Let $x,y,z,p$ be a solution of the above diophantine equation. We can write $x$ as $x=\pm p^m r$ , where $m \geq 0$ is the highest power of $p$ that divides $x$ (This can be zero, if $x$ is not divisible by $p$ ). From the given equation, it is easy to see that $p|x^3$ , i.e. $p|x$ . So, let $x=px_1$ , where $x_1$ is an integer. Then we have the following equation

$p^3x_1^3+y^3p+z^3p^2=0$ ,

i.e. $y^3+z^3p+x_1^3p^2=0$

This implies that $p|y$ , So let $y=py_1$ , where $y_1$ is an integer. We have the similar equation again $z^3+x_1^3p+y_1^3p^2=0$ . Thus, $p|z$ . Let $z=pz_1$ , with $z_1$ being an integer. Hence we have,

$x_1^3+y_1^3p+z_1^3p^2=0$

Which has the exact same form of the diphantine equation we started with. Hence we can repeat this step more than $m+1$ times, to conclude that $p^{m+1}|x$ , which contradicts the fact that $m$ is the highest power of $p$ that divides $x$ .

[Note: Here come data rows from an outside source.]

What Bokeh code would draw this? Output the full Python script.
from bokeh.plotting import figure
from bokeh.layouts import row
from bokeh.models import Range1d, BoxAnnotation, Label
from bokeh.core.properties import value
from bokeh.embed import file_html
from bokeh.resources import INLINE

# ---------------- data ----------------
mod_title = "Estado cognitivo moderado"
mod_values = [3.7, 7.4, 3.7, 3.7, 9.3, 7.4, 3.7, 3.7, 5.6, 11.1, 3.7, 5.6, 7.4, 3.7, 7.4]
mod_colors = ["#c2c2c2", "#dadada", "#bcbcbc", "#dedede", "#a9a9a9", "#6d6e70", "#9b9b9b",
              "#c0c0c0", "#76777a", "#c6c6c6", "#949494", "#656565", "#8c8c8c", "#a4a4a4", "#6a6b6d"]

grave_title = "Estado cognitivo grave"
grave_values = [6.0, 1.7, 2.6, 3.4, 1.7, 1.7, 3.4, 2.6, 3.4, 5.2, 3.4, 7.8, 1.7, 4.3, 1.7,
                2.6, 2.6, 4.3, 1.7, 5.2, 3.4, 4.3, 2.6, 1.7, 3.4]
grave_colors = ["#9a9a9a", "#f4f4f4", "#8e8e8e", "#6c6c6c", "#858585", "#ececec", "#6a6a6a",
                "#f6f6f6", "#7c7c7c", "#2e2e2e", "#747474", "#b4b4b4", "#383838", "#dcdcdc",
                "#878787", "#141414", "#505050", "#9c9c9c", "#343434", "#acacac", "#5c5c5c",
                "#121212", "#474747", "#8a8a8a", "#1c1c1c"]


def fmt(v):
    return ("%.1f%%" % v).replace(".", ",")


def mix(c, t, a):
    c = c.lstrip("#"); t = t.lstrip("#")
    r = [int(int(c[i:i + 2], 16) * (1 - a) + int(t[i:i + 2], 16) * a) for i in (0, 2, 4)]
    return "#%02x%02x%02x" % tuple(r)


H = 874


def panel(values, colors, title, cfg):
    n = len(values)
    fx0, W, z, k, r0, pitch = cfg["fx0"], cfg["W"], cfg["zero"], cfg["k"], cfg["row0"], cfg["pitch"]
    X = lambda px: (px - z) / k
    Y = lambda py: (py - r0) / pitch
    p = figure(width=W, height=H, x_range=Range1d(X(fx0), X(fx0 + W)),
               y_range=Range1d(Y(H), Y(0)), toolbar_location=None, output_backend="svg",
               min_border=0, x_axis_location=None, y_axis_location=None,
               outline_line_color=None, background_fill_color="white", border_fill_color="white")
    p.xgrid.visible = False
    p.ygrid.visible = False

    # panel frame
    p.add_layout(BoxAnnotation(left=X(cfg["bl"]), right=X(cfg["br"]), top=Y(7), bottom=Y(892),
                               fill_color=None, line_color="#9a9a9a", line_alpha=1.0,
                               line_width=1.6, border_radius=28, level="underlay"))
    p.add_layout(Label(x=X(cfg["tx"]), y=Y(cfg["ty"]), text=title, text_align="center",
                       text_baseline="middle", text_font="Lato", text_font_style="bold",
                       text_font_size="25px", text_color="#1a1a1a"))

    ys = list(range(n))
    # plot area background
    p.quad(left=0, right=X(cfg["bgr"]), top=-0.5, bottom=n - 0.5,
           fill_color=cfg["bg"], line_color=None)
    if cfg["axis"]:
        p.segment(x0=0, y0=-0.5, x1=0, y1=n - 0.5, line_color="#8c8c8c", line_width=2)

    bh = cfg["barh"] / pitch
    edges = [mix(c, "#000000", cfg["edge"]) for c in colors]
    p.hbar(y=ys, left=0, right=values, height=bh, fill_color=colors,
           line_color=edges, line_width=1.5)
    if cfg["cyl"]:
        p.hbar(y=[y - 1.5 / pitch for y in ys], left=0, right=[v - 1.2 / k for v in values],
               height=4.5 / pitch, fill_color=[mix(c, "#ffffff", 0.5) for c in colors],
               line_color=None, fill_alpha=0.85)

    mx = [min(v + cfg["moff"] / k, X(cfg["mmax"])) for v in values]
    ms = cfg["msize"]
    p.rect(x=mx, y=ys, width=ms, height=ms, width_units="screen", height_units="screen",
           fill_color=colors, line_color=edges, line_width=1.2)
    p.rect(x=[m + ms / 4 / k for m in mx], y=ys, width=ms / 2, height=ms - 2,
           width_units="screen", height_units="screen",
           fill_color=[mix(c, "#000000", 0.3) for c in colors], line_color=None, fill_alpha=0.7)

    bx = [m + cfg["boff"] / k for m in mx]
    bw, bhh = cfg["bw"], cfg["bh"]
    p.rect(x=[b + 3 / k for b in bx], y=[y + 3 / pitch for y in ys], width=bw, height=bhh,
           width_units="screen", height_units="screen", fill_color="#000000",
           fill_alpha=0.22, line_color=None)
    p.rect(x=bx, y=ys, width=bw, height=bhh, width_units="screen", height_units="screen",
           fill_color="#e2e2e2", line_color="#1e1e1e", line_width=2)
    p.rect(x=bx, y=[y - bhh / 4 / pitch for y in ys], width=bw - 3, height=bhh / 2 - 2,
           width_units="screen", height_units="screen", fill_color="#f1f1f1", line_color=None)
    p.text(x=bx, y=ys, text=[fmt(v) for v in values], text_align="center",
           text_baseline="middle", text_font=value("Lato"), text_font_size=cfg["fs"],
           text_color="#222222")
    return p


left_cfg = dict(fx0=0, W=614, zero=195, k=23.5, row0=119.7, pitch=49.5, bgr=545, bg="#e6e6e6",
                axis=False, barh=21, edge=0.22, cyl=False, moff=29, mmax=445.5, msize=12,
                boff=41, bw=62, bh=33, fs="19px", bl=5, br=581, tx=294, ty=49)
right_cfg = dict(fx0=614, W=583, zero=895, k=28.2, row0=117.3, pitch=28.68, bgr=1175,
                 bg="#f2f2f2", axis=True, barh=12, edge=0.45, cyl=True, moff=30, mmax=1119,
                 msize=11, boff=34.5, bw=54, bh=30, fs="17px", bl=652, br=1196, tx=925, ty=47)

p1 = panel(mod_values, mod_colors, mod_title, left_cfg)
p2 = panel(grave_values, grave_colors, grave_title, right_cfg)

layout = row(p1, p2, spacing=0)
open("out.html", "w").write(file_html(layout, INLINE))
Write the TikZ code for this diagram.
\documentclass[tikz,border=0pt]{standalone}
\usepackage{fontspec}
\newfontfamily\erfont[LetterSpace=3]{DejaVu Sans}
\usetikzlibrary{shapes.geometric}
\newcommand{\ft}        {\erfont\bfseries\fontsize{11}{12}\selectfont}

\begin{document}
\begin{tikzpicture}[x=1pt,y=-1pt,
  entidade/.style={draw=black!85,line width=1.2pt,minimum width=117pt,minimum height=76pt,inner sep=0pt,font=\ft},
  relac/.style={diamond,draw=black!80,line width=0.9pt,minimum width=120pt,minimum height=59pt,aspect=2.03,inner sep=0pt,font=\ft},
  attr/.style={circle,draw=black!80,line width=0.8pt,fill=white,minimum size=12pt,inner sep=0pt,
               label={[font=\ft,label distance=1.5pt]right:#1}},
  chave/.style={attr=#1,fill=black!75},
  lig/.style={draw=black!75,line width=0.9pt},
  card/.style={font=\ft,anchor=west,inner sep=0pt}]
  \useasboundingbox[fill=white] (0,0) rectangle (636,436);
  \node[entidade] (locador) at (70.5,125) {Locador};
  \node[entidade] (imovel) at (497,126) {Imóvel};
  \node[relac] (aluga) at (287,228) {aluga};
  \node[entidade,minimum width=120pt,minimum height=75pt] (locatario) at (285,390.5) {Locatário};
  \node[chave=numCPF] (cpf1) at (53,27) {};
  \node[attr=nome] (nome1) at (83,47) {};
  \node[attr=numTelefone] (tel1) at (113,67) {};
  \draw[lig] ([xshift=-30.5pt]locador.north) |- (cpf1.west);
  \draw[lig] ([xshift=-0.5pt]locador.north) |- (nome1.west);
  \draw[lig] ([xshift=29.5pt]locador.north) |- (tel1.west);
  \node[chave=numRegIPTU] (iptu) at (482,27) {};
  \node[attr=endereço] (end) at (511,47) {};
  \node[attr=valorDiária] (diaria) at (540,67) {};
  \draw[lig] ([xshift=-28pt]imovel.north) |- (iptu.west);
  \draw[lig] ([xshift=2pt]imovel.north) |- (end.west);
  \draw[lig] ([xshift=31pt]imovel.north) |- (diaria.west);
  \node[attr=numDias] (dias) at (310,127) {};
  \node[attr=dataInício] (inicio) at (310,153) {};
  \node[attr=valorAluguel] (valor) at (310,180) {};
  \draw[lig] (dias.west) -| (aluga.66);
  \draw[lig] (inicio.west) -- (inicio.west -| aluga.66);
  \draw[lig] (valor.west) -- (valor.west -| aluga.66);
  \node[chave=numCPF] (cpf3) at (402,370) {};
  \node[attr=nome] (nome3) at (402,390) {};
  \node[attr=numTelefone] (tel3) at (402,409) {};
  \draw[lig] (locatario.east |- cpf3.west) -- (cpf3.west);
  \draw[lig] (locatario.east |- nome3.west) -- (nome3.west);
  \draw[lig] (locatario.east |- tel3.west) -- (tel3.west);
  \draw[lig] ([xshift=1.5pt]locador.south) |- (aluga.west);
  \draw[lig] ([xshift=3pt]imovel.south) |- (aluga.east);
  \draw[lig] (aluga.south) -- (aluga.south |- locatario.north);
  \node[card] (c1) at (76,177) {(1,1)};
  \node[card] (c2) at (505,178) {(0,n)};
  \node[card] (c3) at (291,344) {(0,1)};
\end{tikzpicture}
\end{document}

Hence no solution is possible.

X^3 = -p(y^3+z^3 p) So p l x^3 then p l x Same way p l y , p l z X^3 + y^3 p + z^3 p^2 = (Pk)^3 + (pl)^3 p + (pm)^3*p^2

(k)^3 + (l)^3 p + (m)^3 p^2 is same type pf above equation. so, X=p^a y=p^b z=p^c. X^3+ y^3 p +z^3 p^2 = p^{3a}+p^{3b+1}+p^{3c+2} =0 Divide all terms with p^{3b+1}, p^{3(a-b)-1}+ p^{3(c-b)+1} = -1. Above equation is always fault whatever a,b,c is. So there are no solution (x,y,z,p).